Linux.com

Home News Enterprise Computing Linux Storage How to recover lost files after you accidentally wipe your hard drive

How to recover lost files after you accidentally wipe your hard drive

By Shawn Hermans

After the overwhelming feeling of dread passed, I started to look into file recovery options. I demoed a variety of commercial products to see if any of them could find my lost files or partitions. Nothing seemed to work. Finally, I discovered TestDisk and PhotoRec, and was able to use the latter to recover my lost files.

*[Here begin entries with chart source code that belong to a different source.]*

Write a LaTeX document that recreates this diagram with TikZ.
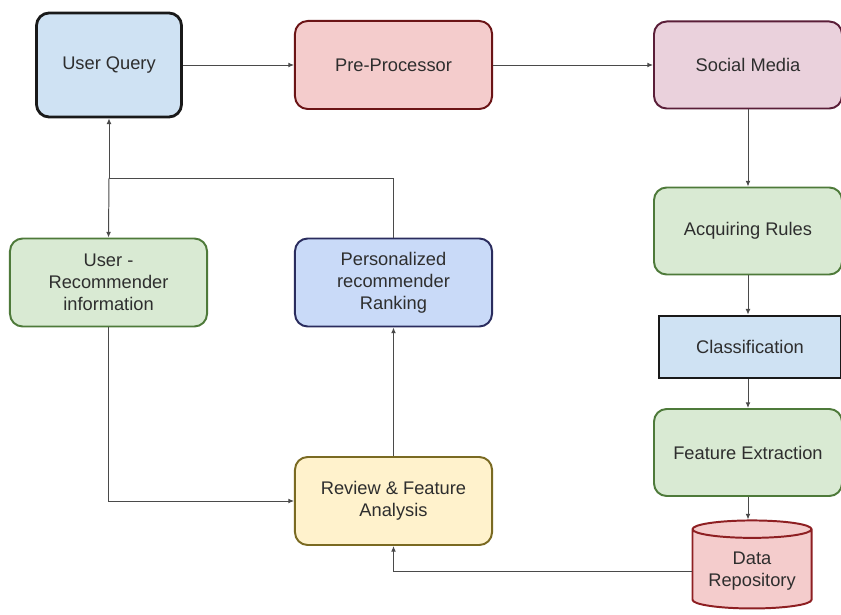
\documentclass[tikz,border=0pt]{standalone}
\usepackage{fontspec}
\setmainfont{Liberation Sans}
\usetikzlibrary{arrows.meta,positioning,shapes.geometric,calc}
\definecolor{ink}{HTML}{2E2E2E}
\definecolor{wire}{HTML}{4A4A4A}
\definecolor{qblue}{HTML}{CFE2F3}
\definecolor{pblue}{HTML}{C9DAF8}
\definecolor{pnavy}{HTML}{2A2C5E}
\definecolor{rosefill}{HTML}{F4CCCC}
\definecolor{roseline}{HTML}{6B1416}
\definecolor{repoline}{HTML}{8E1F22}
\definecolor{mauvefill}{HTML}{EAD1DC}
\definecolor{mauveline}{HTML}{5A1E38}
\definecolor{leaf}{HTML}{D9EAD3}
\definecolor{leafline}{HTML}{4E7A3A}
\definecolor{sand}{HTML}{FFF2CC}
\definecolor{sandline}{HTML}{7A6A22}
\tikzset{
  block/.style={rounded corners=9pt,line width=1.4pt,align=center,text=ink,
    font=\fontsize{13}{15.6}\selectfont,minimum width=4.925cm,minimum height=2.2cm},
  sideblock/.style={block,minimum width=4.7cm,minimum height=2.175cm},
  flow/.style={-{Latex[length=1.4mm,width=1.2mm]},line width=.7pt,draw=wire},
  wireline/.style={line width=.7pt,draw=wire}
}
\begin{document}
\begin{tikzpicture}[x=0.025cm,y=-0.025cm]
  \useasboundingbox (0,0) rectangle (841,615);

  % top row
  \node[block,draw=black!90,line width=2pt,fill=qblue,minimum width=3.625cm,minimum height=2.6cm] (query) at (109,65) {User Query};
  \node[block,draw=roseline,fill=rosefill] (prep) at (393.5,65) {Pre-Processor};
  \node[sideblock,draw=mauveline,fill=mauvefill] (social) at (748,65) {Social Media};

  % right column
  \node[sideblock,draw=leafline,fill=leaf] (rules) at (748,231) {Acquiring Rules};
  \node[block,rounded corners=0pt,draw=black!90,line width=2pt,fill=qblue,minimum width=4.55cm,minimum height=1.55cm] (classify) at (750,347) {Classification};
  \node[sideblock,draw=leafline,fill=leaf] (extract) at (748,452.5) {Feature Extraction};
  \node[cylinder,shape border rotate=90,aspect=.18,draw=repoline,line width=1.4pt,fill=rosefill,text=ink,
    font=\fontsize{13}{15.6}\selectfont,align=center,minimum width=2.975cm,minimum height=2.2cm] (repo) at (752,571) {Data\\Repository};

  % left side
  \node[block,draw=leafline,fill=leaf] (userrec) at (108.5,282.5) {User -\\Recommender\\information};
  \node[block,draw=pnavy,fill=pblue] (ranking) at (393.5,282.5) {Personalized\\recommender\\Ranking};
  \node[block,draw=sandline,fill=sand] (review) at (393.5,501) {Review \& Feature\\Analysis};

  \coordinate (split) at (109,178);

  \draw[flow] (query.east) -- (prep.west);
  \draw[flow] (prep.east) -- (social.west);
  \draw[flow] (social.south) -- (rules.north);
  \draw[flow] (rules.south) -- (rules.south |- classify.north);
  \draw[flow] (rules.south |- classify.south) -- (extract.north);
  \draw[flow] (extract.south) -- (extract.south |- repo.north);
  \draw[flow] (repo.west) -| (review.south);
  \draw[flow] (review.north) -- (ranking.south);
  \draw[flow] (userrec.south) |- (review.west);
  \draw[wireline] (ranking.north) |- (split);
  \draw[flow] (split) -- (query.south);
  \draw[flow] (split) -- (userrec.north);
\end{tikzpicture}
\end{document}
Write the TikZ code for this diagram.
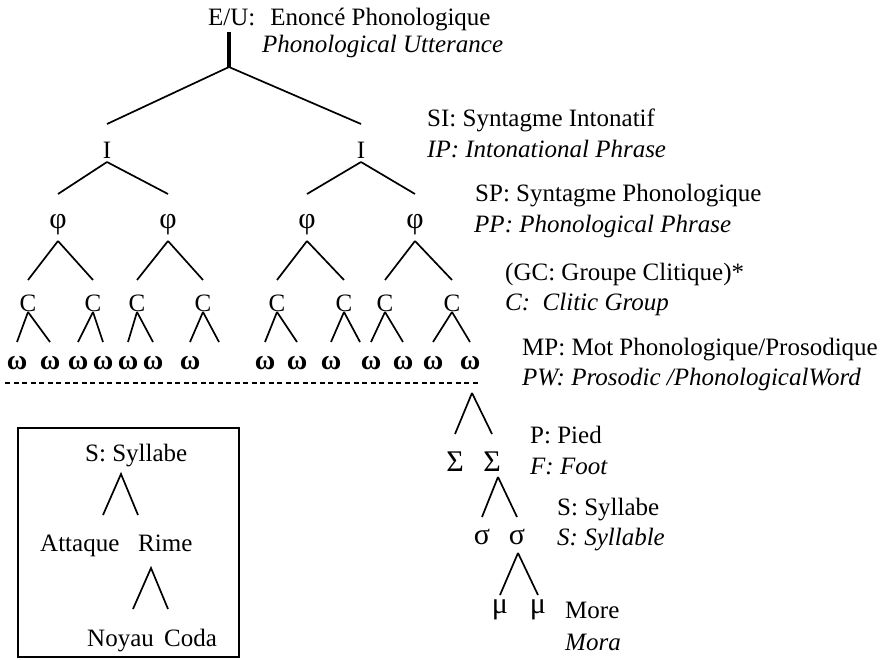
\documentclass[tikz,border=0pt]{standalone}
\usepackage{fontspec}
\setmainfont{Liberation Serif}
\usepackage{tikz}
\usetikzlibrary{positioning, calc}
\newcommand{\lfont}{\fontsize{25}{30}\selectfont}
\newcommand{\gfont}{\fontsize{30}{30}\selectfont}

\begin{document}
\begin{tikzpicture}[x=1pt, y=-1pt,
    font=\lfont,
    lab/.style={anchor=base west, inner sep=0pt},
    en/.style={lab, font=\lfont\itshape},
    sym/.style={inner sep=0pt},
    gsym/.style={inner sep=0pt, font=\gfont},
    wsym/.style={inner sep=0pt, font=\fontsize{28}{28}\selectfont\bfseries},
    br/.style={line width=1.7pt},
    stem/.style={line width=3.2pt},
    cut/.style={line width=1.1pt, dash pattern=on 5pt off 3.5pt},
    frame/.style={line width=1.3pt}]
  \useasboundingbox (0,0) rectangle (890,660);

  % the hierarchy
  \node[lab] (eu) at (208,26) {E/U:\hspace{0.6em}Enoncé Phonologique};
  \node[en] (eu-en) at (262,53) {Phonological Utterance};
  \coordinate (root) at (229,67);
  \node[sym] (i1) at (107,150) {I};
  \node[sym] (i2) at (361,150) {I};
  \foreach \n/\x in {p1/58, p2/168, p3/307, p4/415}
    \node[gsym] (\n) at (\x,225) {φ};
  \foreach \n/\x in {c1/28, c2/93, c3/137, c4/203, c5/277, c6/344, c7/385, c8/452}
    \node[sym] (\n) at (\x,303) {C};
  \foreach \n/\x in {w1/17, w2/50, w3/78, w4/103, w5/128, w6/153, w7/190,
                     w8/265, w9/297, w10/331, w11/371, w12/403, w13/433, w14/470}
    \node[wsym] (\n) at (\x,363) {ω};

  \draw[stem] (eu.south -| root) -- (root);
  \foreach \b in {i1, i2}
    \draw[br] (root) -- ([yshift=26pt]\b.center);
  \foreach \a/\b in {i1/p1, i1/p2, i2/p3, i2/p4}
    \draw[br] ([yshift=-12pt]\a.center) -- ([yshift=31pt]\b.center);
  \foreach \a/\b in {p1/c1, p1/c2, p2/c3, p2/c4, p3/c5, p3/c6, p4/c7, p4/c8}
    \draw[br] ([yshift=-16pt]\a.center) -- ([yshift=23pt]\b.center);
  \foreach \a/\b in {c1/w1, c1/w2, c2/w3, c2/w4, c3/w5, c3/w6, c4/w7, c5/w8,
                     c5/w9, c6/w10, c7/w11, c7/w12, c8/w13, c8/w14}
    \draw[br] ([yshift=-9pt]\a.center) -- ([yshift=21pt]\b.center);
  \coordinate (c4r) at (219,342);
  \coordinate (c6r) at (360,342);
  \draw[br] ([yshift=-9pt]c4.center) -- (c4r);
  \draw[br] ([yshift=-9pt]c6.center) -- (c6r);

  \coordinate (cut-l) at (5,383);
  \coordinate (cut-r) at (478,383);
  \draw[cut] (cut-l) -- (cut-r);

  % below the word
  \node[gsym] (f1) at (455,462) {Σ};
  \node[gsym] (f2) at (492,462) {Σ};
  \node[gsym] (s1) at (482,537) {σ};
  \node[gsym] (s2) at (517,537) {σ};
  \node[gsym] (m1) at (500,610) {μ};
  \node[gsym] (m2) at (538,610) {μ};
  \foreach \b in {f1, f2}
    \draw[br] ([xshift=2pt, yshift=-30pt]w14.center) -- ([yshift=28pt]\b.center);
  \foreach \b in {s1, s2}
    \draw[br] ([xshift=6pt, yshift=-15pt]f2.center) -- ([yshift=20pt]\b.center);
  \foreach \b in {m1, m2}
    \draw[br] ([xshift=1pt, yshift=-16pt]s2.center) -- ([yshift=15pt]\b.center);

  % level names
  \node[lab] (si) at (427,127) {SI: Syntagme Intonatif};
  \node[en] (ip) at (427,158) {IP: Intonational Phrase};
  \node[lab] (sp) at (475,201) {SP: Syntagme Phonologique};
  \node[en] (pp) at (474,233) {PP: Phonological Phrase};
  \node[lab] (gc) at (505,280) {(GC: Groupe Clitique)*};
  \node[en] (cg) at (505,310) {C:\hspace{0.5em}Clitic Group};
  \node[lab] (mp) at (522,355) {MP: Mot Phonologique/Prosodique};
  \node[en] (pw) at (522,385) {PW: Prosodic /PhonologicalWord};
  \node[lab] (pied) at (530,443) {P: Pied};
  \node[en] (foot) at (530,474) {F: Foot};
  \node[lab] (syl) at (557,515) {S: Syllabe};
  \node[en] (syl-en) at (557,545) {S: Syllable};
  \node[lab] (more) at (565,618) {More};
  \node[en] (mora) at (565,650) {Mora};

  % syllable box
  \draw[frame] (18,428) rectangle (239,657);
  \node[lab] (bsyl) at (85,461) {S: Syllabe};
  \node[lab] (att) at (40,551) {Attaque};
  \node[lab] (rime) at (138,551) {Rime};
  \node[lab] (noy) at (87,646) {Noyau};
  \node[lab] (coda) at (164,646) {Coda};
  \coordinate (bsyl-a) at (121,474);
  \coordinate (bsyl-l) at (103,515);
  \coordinate (bsyl-r) at (138,515);
  \coordinate (rime-a) at (151,568);
  \coordinate (rime-l) at (133,609);
  \coordinate (rime-r) at (168,609);
  \draw[br] (bsyl-l) -- (bsyl-a) -- (bsyl-r);
  \draw[br] (rime-l) -- (rime-a) -- (rime-r);
\end{tikzpicture}
\end{document}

TestDisk can recover lost partitions of virtually any filesystem. PhotoRec can recover files of most types, including most picture and video formats. PhotoRec can be used on existing partitions, or can be used to recover files on deleted partitions without having to recover the underlying partitions. Both PhotoRec and TestDisk can be run on DOS, Windows (9x, NT, 2000, XP, 2003), Linux, FreeBSD, NetBSD, OpenBSD, Sun Solaris, and Mac OS X, and, their developers claim, can be compiled and run on most Unix systems.

The recovery

I began my attempt at recovery by using TestDisk run from a Knoppix CD. Unfortunately, I had already overwritten the partition table, and an exhaustive search of the hard drive for lost partitions yielded too many results. I decided to use PhotoRec instead to recover my lost files.

PhotoRec recovers files by finding deleted files and copying them to disk. This means that files should not be recovered to the same disk partition on which the deleted files reside (unless you're recovering from a disk image file), because that could lead to the deleted data being permanently overwritten.

Another important thing to remember is that PhotoRec will most likely recover a lot of files. This means that the partition on which the recovered files are to be stored should have at least as much free space as the size of the partition on which PhotoRec is searching for recovered files.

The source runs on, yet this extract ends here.